WHAT YOU SHOULD DO: Locate the line bearing "Output the LaTeX" in the material below, then reproduce it and each following line up to and including the line bearing "(0,0) rectangle (752,678);".

EXERCISE INPUTS:
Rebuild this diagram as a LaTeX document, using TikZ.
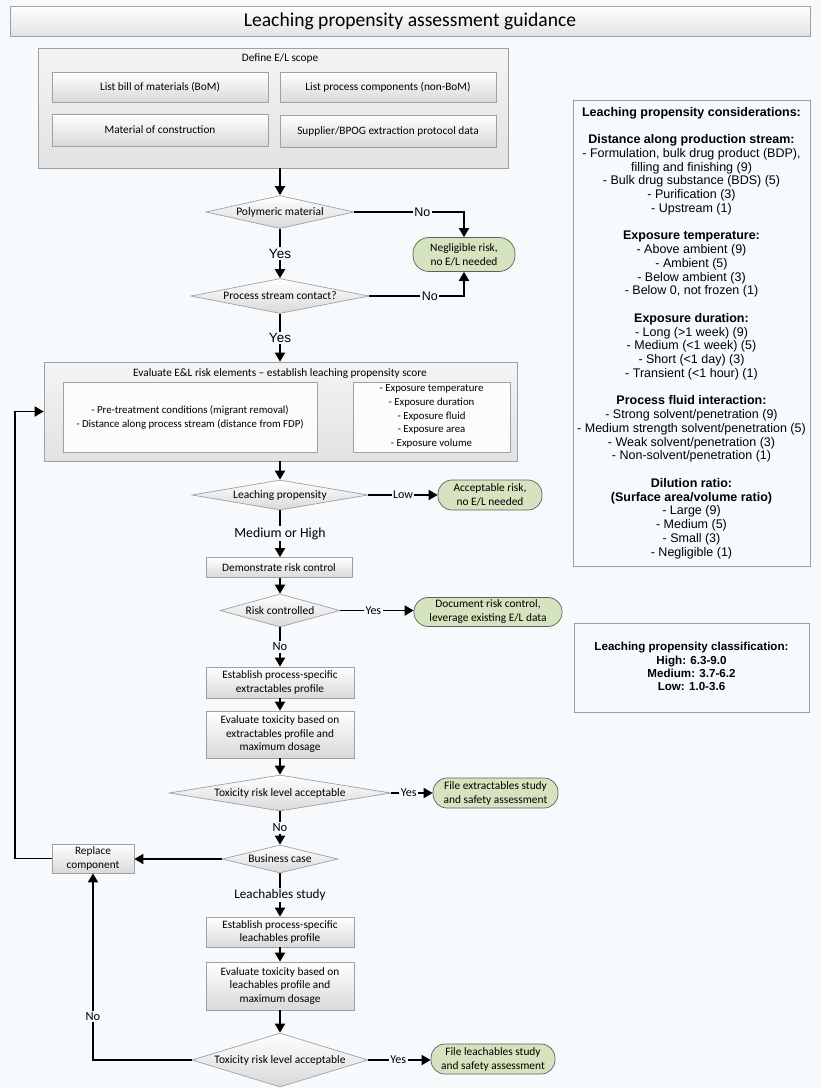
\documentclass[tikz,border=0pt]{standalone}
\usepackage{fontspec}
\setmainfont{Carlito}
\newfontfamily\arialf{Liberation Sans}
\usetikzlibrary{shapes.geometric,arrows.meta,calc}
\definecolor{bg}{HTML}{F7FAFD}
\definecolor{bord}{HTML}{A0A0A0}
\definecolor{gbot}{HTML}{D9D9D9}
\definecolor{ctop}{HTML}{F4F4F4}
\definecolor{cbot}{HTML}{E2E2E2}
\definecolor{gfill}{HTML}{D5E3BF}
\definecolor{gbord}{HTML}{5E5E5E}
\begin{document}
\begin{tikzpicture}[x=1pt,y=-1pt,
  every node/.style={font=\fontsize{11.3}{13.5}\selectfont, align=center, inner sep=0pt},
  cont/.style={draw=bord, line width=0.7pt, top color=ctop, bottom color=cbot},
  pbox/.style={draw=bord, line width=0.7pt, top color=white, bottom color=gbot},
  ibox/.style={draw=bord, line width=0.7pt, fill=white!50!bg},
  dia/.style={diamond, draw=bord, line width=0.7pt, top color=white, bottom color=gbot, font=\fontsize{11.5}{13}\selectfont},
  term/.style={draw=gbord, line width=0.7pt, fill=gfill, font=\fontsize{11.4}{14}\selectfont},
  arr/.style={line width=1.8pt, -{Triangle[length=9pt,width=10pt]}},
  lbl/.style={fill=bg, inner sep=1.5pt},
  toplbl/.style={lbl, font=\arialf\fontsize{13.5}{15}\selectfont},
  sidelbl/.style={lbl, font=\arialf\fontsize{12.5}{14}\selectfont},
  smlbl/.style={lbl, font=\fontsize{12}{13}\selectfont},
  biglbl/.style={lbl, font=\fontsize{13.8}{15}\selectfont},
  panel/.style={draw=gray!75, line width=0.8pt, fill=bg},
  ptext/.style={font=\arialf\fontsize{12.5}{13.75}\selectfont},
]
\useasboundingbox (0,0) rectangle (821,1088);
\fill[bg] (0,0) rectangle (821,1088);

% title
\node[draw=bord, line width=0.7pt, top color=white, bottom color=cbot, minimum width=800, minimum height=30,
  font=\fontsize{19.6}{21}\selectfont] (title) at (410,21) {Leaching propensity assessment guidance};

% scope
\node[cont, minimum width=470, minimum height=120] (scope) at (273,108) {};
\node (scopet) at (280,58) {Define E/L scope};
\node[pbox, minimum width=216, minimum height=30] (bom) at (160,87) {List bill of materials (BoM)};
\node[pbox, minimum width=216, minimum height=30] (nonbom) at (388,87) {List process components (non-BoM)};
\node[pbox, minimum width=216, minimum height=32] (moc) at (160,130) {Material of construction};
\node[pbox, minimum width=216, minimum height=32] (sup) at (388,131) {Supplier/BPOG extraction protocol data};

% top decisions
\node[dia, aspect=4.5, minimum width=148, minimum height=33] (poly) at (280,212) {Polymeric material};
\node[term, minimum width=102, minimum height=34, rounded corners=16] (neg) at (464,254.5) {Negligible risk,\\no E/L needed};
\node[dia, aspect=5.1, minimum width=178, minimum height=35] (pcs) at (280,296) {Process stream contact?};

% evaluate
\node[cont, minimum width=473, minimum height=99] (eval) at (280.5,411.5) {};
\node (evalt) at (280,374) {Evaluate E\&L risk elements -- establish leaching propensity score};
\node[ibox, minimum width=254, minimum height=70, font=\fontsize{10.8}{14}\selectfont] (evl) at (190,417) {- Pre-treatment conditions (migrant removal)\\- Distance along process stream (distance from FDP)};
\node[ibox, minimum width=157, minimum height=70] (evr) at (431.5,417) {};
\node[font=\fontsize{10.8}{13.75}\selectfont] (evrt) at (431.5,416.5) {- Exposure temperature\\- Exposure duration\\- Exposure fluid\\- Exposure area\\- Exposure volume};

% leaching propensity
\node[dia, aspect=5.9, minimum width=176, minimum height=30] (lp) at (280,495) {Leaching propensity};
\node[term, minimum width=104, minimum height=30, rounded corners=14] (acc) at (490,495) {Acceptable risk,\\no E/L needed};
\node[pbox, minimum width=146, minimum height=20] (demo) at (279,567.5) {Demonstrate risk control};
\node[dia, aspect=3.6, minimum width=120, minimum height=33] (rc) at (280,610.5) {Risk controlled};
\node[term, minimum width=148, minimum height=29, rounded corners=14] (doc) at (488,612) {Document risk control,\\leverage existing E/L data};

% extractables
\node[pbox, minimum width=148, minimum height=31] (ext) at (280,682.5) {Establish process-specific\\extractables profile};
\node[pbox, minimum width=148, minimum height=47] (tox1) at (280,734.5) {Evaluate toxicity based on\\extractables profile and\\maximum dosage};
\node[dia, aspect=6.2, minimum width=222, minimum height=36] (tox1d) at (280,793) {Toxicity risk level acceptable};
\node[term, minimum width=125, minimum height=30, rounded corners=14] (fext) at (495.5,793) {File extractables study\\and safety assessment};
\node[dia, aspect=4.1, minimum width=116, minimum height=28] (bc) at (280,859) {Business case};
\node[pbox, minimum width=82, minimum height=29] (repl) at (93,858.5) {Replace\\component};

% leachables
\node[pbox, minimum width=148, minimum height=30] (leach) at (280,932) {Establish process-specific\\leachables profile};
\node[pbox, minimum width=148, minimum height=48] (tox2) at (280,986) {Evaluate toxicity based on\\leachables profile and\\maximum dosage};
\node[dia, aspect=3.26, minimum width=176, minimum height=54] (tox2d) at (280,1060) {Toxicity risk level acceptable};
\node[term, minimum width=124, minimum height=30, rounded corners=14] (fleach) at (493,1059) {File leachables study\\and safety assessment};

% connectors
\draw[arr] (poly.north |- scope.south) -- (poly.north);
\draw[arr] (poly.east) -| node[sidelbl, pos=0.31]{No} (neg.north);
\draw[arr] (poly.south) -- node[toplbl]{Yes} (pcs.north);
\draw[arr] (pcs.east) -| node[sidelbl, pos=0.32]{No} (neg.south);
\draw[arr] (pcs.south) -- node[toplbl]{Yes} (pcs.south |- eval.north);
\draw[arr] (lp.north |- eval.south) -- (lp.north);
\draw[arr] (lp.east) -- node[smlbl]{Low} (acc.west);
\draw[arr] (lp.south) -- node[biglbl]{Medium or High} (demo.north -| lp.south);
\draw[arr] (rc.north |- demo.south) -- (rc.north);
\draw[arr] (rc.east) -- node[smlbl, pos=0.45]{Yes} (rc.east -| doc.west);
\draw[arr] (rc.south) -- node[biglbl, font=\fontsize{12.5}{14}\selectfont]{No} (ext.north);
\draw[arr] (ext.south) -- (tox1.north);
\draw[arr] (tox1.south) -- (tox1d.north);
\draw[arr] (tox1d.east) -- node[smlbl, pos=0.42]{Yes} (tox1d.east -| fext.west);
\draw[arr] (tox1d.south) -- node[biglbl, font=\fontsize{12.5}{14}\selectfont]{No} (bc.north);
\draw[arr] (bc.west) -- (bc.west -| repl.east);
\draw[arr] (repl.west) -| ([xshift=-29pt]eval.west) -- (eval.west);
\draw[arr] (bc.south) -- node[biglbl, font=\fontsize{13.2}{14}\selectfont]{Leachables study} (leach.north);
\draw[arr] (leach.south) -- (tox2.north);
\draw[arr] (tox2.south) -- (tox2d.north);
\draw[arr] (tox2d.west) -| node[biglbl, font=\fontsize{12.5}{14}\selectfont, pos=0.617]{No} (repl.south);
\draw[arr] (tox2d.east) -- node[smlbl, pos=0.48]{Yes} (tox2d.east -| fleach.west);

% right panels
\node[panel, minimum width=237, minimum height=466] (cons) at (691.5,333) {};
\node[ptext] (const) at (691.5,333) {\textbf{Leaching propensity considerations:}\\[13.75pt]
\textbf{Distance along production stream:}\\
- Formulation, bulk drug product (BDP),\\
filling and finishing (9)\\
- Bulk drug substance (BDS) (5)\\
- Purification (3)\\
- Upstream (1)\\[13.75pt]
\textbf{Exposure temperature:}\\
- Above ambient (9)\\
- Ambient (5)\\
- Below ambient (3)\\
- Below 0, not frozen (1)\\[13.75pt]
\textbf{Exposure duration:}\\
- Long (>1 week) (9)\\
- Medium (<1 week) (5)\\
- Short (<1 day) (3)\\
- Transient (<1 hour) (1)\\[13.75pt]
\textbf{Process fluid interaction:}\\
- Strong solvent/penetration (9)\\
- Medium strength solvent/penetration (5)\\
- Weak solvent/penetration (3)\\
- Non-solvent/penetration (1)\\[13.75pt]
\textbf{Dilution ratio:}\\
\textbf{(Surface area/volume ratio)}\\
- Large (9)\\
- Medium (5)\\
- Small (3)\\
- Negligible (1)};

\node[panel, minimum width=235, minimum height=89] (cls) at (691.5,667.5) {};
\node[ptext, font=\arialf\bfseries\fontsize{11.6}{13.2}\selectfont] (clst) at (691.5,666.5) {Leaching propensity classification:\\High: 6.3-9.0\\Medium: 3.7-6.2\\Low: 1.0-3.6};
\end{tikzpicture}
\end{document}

--

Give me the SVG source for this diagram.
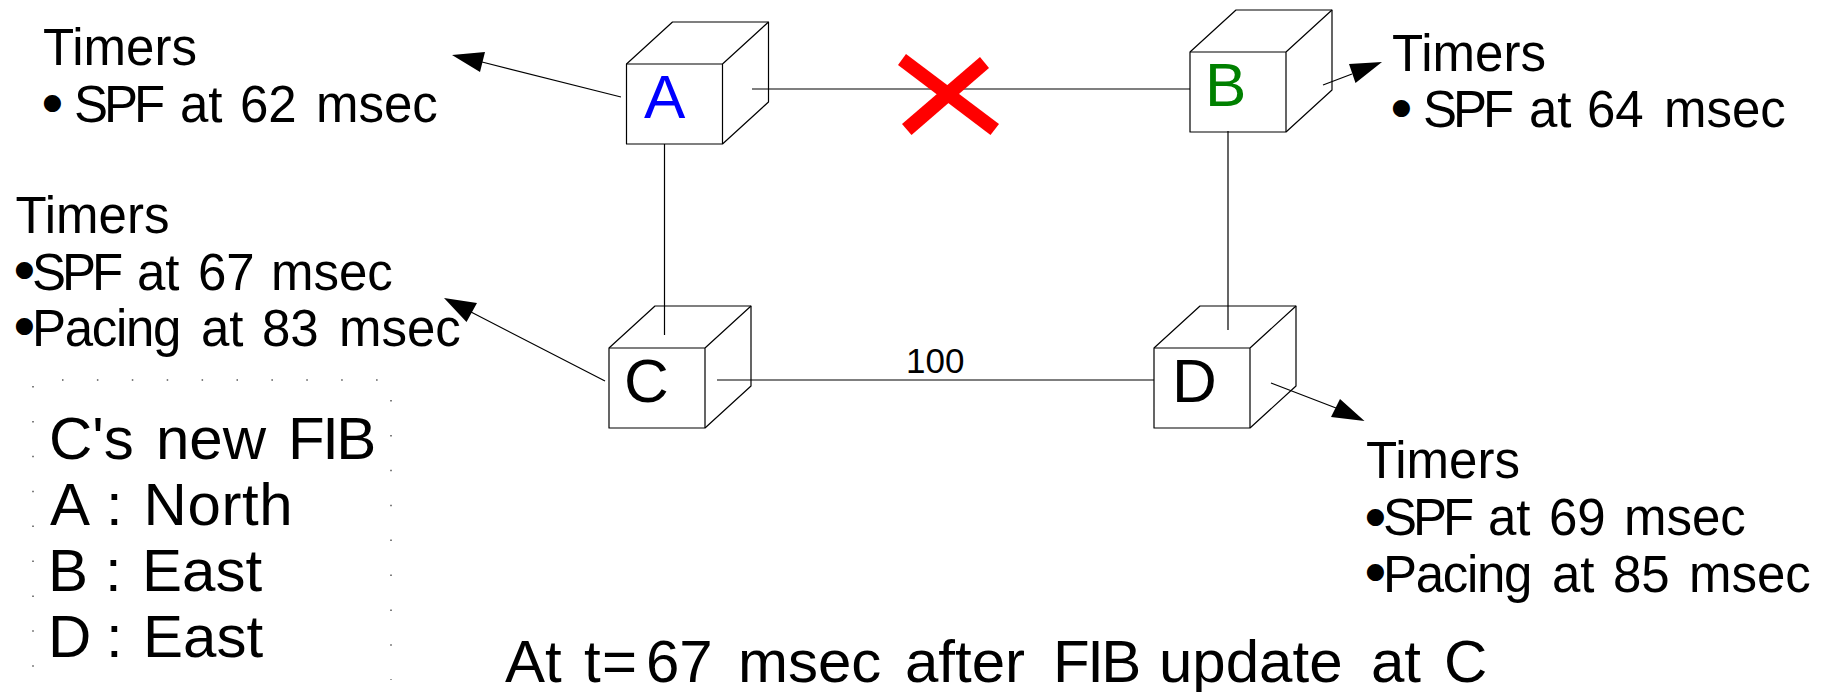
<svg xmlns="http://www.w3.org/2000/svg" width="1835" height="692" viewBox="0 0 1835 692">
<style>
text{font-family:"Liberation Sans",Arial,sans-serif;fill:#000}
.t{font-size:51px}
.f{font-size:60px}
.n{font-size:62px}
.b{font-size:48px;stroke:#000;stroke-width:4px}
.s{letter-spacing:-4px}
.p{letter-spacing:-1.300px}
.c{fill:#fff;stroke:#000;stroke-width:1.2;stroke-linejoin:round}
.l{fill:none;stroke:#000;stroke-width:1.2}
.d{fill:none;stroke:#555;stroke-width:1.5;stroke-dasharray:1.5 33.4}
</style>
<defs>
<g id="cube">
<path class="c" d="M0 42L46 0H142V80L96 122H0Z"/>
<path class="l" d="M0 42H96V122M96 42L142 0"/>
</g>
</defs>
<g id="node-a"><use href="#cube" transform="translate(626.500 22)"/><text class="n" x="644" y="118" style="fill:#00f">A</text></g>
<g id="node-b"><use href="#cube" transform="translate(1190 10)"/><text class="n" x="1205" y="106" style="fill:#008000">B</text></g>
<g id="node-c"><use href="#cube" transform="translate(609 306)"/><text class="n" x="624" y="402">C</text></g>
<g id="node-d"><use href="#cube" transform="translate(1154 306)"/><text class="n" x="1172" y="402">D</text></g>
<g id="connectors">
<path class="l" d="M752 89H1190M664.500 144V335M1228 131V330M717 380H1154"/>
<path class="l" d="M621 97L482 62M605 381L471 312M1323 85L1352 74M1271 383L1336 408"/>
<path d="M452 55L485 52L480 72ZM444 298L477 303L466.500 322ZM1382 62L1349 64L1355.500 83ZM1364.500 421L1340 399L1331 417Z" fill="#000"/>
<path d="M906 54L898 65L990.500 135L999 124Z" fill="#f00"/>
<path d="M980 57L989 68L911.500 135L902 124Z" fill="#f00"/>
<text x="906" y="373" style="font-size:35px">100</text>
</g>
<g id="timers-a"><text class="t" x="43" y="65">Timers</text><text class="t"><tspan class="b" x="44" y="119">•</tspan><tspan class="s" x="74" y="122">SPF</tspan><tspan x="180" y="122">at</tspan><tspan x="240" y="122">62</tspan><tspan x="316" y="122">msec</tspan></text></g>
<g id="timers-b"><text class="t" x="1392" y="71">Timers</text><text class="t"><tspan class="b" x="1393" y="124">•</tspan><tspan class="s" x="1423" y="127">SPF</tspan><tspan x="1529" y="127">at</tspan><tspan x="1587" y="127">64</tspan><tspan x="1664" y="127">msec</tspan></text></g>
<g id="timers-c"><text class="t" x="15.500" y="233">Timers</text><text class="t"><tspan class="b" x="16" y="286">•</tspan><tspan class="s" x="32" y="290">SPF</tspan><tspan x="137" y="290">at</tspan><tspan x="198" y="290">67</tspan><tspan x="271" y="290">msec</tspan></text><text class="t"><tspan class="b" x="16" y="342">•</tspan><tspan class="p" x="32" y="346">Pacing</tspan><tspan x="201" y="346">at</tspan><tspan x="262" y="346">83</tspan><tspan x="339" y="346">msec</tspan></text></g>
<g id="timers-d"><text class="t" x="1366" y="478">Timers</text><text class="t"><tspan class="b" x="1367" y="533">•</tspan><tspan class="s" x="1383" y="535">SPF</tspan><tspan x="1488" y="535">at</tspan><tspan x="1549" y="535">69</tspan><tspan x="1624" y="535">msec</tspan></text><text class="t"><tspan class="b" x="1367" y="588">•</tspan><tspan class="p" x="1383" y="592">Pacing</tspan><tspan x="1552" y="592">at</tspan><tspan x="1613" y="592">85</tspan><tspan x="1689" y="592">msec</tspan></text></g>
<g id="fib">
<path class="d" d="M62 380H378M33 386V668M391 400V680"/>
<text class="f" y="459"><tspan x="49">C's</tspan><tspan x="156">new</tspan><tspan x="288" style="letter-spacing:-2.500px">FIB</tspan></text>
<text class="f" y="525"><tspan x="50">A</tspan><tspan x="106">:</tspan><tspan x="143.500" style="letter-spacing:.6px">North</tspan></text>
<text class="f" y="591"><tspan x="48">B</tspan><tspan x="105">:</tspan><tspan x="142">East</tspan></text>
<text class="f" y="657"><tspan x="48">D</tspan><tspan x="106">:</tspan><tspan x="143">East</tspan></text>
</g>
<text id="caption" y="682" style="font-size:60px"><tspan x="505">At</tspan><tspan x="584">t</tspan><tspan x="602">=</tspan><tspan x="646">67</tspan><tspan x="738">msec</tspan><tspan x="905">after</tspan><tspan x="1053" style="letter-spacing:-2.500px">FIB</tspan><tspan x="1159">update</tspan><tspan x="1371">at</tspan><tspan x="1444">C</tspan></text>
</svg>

...

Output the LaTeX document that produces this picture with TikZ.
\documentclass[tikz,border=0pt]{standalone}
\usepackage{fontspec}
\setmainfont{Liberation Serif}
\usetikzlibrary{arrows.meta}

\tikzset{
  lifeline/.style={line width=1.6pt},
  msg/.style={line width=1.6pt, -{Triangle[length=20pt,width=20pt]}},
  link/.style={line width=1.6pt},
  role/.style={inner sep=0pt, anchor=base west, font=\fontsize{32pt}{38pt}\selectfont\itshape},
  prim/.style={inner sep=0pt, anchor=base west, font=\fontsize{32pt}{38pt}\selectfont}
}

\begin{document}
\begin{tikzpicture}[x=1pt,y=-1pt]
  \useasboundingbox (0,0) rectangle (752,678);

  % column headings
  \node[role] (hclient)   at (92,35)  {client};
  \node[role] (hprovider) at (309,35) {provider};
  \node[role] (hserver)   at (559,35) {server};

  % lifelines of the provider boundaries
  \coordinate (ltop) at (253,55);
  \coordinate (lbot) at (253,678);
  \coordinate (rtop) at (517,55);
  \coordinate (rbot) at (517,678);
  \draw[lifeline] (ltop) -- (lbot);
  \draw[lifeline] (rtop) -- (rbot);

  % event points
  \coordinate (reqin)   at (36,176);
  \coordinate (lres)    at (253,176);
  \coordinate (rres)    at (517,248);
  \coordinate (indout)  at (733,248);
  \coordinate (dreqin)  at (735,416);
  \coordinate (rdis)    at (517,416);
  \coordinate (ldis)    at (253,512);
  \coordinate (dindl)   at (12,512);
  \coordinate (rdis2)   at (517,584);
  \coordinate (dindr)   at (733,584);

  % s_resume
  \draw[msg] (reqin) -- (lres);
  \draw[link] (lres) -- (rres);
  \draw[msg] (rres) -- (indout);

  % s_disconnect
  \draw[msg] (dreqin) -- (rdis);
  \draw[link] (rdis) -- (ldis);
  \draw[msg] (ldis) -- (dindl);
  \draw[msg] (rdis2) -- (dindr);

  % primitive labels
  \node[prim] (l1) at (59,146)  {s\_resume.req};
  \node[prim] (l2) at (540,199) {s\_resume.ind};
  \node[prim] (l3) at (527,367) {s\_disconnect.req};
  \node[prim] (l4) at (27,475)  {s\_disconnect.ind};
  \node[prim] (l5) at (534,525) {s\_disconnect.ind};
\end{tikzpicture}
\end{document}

FINISHED EXERCISE:
Output the LaTeX document that produces this picture with TikZ.
\documentclass[tikz,border=0pt]{standalone}
\usepackage{fontspec}
\setmainfont{Liberation Serif}
\usetikzlibrary{arrows.meta}

\tikzset{
  lifeline/.style={line width=1.6pt},
  msg/.style={line width=1.6pt, -{Triangle[length=20pt,width=20pt]}},
  link/.style={line width=1.6pt},
  role/.style={inner sep=0pt, anchor=base west, font=\fontsize{32pt}{38pt}\selectfont\itshape},
  prim/.style={inner sep=0pt, anchor=base west, font=\fontsize{32pt}{38pt}\selectfont}
}

\begin{document}
\begin{tikzpicture}[x=1pt,y=-1pt]
  \useasboundingbox (0,0) rectangle (752,678);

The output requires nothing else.